Logan council double down on solar power

Logan City Council has doubled its solar output and is now the leading generator of renewable energy in the city.  

A new 1 megawatt (MW) solar farm at the Loganholme Wastewater Treatment Plant (LWWTP) has seen Council’s solar capacity soar to 2MW with more projects set to come online.

The LWWTP solar farm will partly power another ground-breaking renewable energy innovation, the $17 million Biosolids Gasification Plant.

The IKEA building at Slacks Creek is believed to be the City of Logan’s largest renewable energy producer. Its 714KW solar array capability could provide power to around 200 homes. Logan City Council’s solar capacity is now enough to power around 600 homes*. 

Deputy Mayor, Jon Raven said Council was committed to achieving carbon neutrality.  

“Residents of Logan are installing solar and Council is doing the same because we want to walk the talk when it comes to sustainability,” Cr Raven said.

“Our sports facilities, libraries and our depots are increasingly being powered by the Queensland sun.

“This not only reduces our carbon emissions but ultimately benefits ratepayers by increasing our mix of energy options to save money on power bills.”

Cr Raven said plans were underway to install solar panels at Council’s Administration Centre in Wembley Road, Logan Central.

Council facilities such as the Mt Warren Sports Centre, the Marsden and Logan North Libraries and the Logan West Community Centre use solar energy.

The Round Mountain Reservoir at New Beith is run by solar panels and an off-grid Tesla battery.

Infrastructure Chair, Teresa Lane said Logan Water is always looking at ways to reduce its carbon footprint.

“It’s no secret that our water and wastewater treatment plants are big consumers of energy,” Cr Lane said.

“That’s why we’ve seen great ideas like the Biosolids Gasification Plant and the battery-powered Round Mountain Reservoir being brought online to provide green and renewable alternatives.  

“The LWWTP solar farm shows Logan City Council is setting the lead for other businesses and Councils to follow.”

The Biosolids Gasification Plant uses extreme temperatures to ‘bake’ sewage sludge (biosolids) and turn it into a renewable product that’s capable of a number of uses.

Once operational it will reduce the volume of biosolids by 90 per cent saving ratepayers around $500,000 annually in haulage costs, while significantly reducing carbon emissions.

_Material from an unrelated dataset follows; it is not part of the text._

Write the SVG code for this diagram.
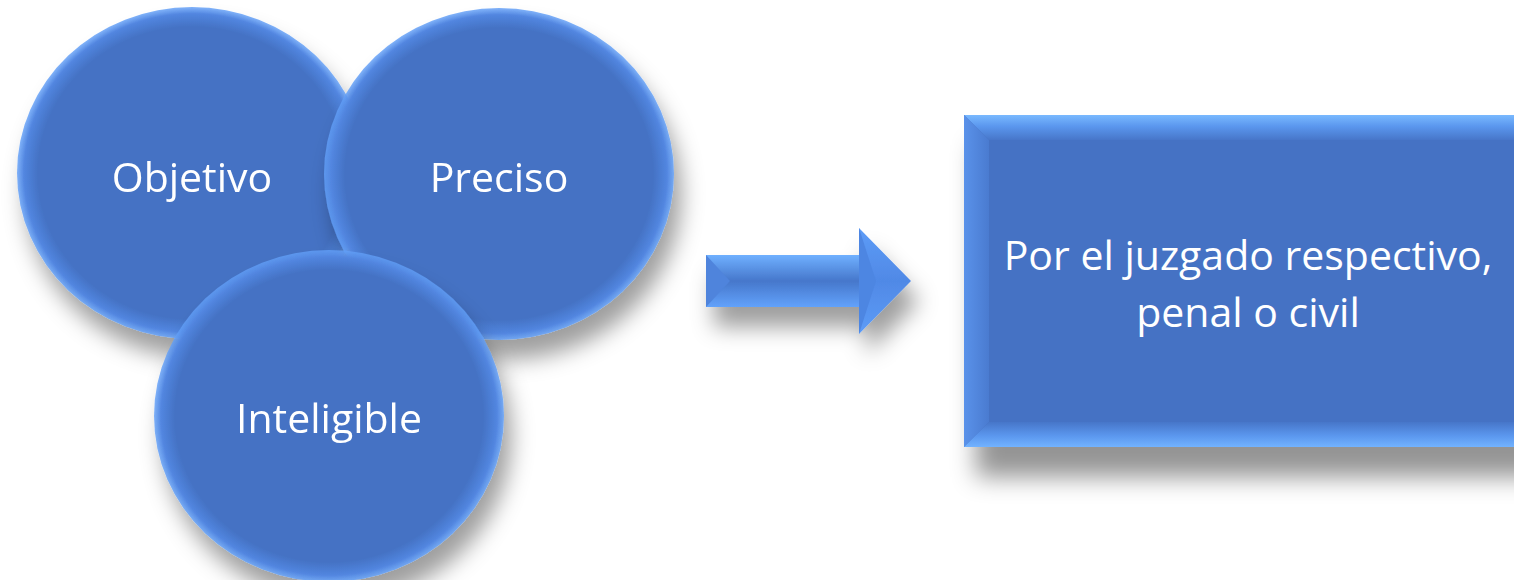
<svg xmlns="http://www.w3.org/2000/svg" width="1514" height="580" viewBox="0 0 1514 580">
  <style>
    .lbl { font-family: "Open Sans", "Noto Sans", "Liberation Sans", sans-serif; font-size: 41px; fill: #ffffff; text-anchor: middle; }
  </style>
  <defs>
    <filter id="shadow" x="-30%" y="-30%" width="160%" height="170%">
      <feDropShadow dx="8" dy="20" stdDeviation="11" flood-color="#000" flood-opacity="0.38"/>
    </filter>
    <filter id="shadowRect" x="-20%" y="-20%" width="140%" height="160%">
      <feDropShadow dx="12" dy="30" stdDeviation="12" flood-color="#000" flood-opacity="0.42"/>
    </filter>
    <radialGradient id="ball" cx="0.5" cy="0.5" r="0.5">
      <stop offset="0" stop-color="#4472C4"/>
      <stop offset="0.88" stop-color="#4472C4"/>
      <stop offset="0.96" stop-color="#5286e0"/>
      <stop offset="1" stop-color="#62a0f8" stop-opacity="0.8"/>
    </radialGradient>
    <linearGradient id="topBevel" x1="0" y1="0" x2="0" y2="1">
      <stop offset="0" stop-color="#79b9ff"/>
      <stop offset="0.45" stop-color="#5b97ee"/>
      <stop offset="1" stop-color="#4776c9"/>
    </linearGradient>
    <linearGradient id="botBevel" x1="0" y1="0" x2="0" y2="1">
      <stop offset="0" stop-color="#4776c9"/>
      <stop offset="0.55" stop-color="#5b97ee"/>
      <stop offset="1" stop-color="#72b3ff"/>
    </linearGradient>
    <linearGradient id="leftBevel" x1="0" y1="0" x2="1" y2="0">
      <stop offset="0" stop-color="#5a92ea"/>
      <stop offset="1" stop-color="#4a7bd0"/>
    </linearGradient>
    <linearGradient id="shaft" x1="0" y1="0" x2="0" y2="1">
      <stop offset="0" stop-color="#6fb0ff"/>
      <stop offset="0.5" stop-color="#4677cb"/>
      <stop offset="1" stop-color="#62a2fb"/>
    </linearGradient>
    <linearGradient id="head" x1="0" y1="0" x2="0" y2="1">
      <stop offset="0" stop-color="#5d9cf7"/>
      <stop offset="0.5" stop-color="#5089e6"/>
      <stop offset="1" stop-color="#5d9cf7"/>
    </linearGradient>
  </defs>

  <rect width="1514" height="580" fill="#ffffff"/>

  <g id="node-objetivo" filter="url(#shadow)">
    <ellipse cx="192" cy="173" rx="175" ry="166" fill="url(#ball)"/>
    <text class="lbl" x="192" y="192">Objetivo</text>
  </g>

  <g id="node-preciso" filter="url(#shadow)">
    <ellipse cx="499" cy="174" rx="175" ry="166" fill="url(#ball)"/>
    <text class="lbl" x="499" y="192">Preciso</text>
  </g>

  <g id="node-inteligible" filter="url(#shadow)">
    <ellipse cx="329" cy="416" rx="175" ry="166" fill="url(#ball)"/>
    <text class="lbl" x="329" y="433">Inteligible</text>
  </g>

  <g id="connectors">
    <g id="arrow" filter="url(#shadow)">
      <polygon points="706,255 859,255 859,228 911,281 859,334 859,307 706,307" fill="url(#head)"/>
      <rect x="706" y="255" width="153" height="52" fill="url(#shaft)"/>
      <polygon points="706,255 730,281 706,307" fill="#4f84dc"/>
      <polygon points="859,228 876,281 859,334" fill="#4e86e2"/>
    </g>
  </g>

  <g id="node-result">
    <rect x="964" y="115" width="600" height="332" fill="#4472C4" filter="url(#shadowRect)"/>
    <polygon points="964,115 1564,115 1539,140 989,140" fill="url(#topBevel)"/>
    <polygon points="964,115 989,140 989,422 964,447" fill="url(#leftBevel)"/>
    <polygon points="964,447 989,422 1539,422 1564,447" fill="url(#botBevel)"/>
    <text class="lbl" x="1248" y="270">Por el juzgado respectivo,</text>
    <text class="lbl" x="1248" y="327">penal o civil</text>
  </g>
</svg>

The Federal Government’s Australian Renewable Energy Agency (ARENA) contributed $6 million towards the $17 million project.

Division 10 Councillor, Miriam Stemp, whose electorate takes in the LWWTP, said residents are amazed by the technology that’s being pioneered at the plant and are impressed that such innovative green energy projects are happening in their backyard.

“The work that has gone into the Biosolids Gasification Plant is a testament to the ingenuity of Logan Water staff,” Cr Stemp said.

“They are to be congratulated for what they have achieved and their focus on coming up with green and renewable solutions to our energy needs.”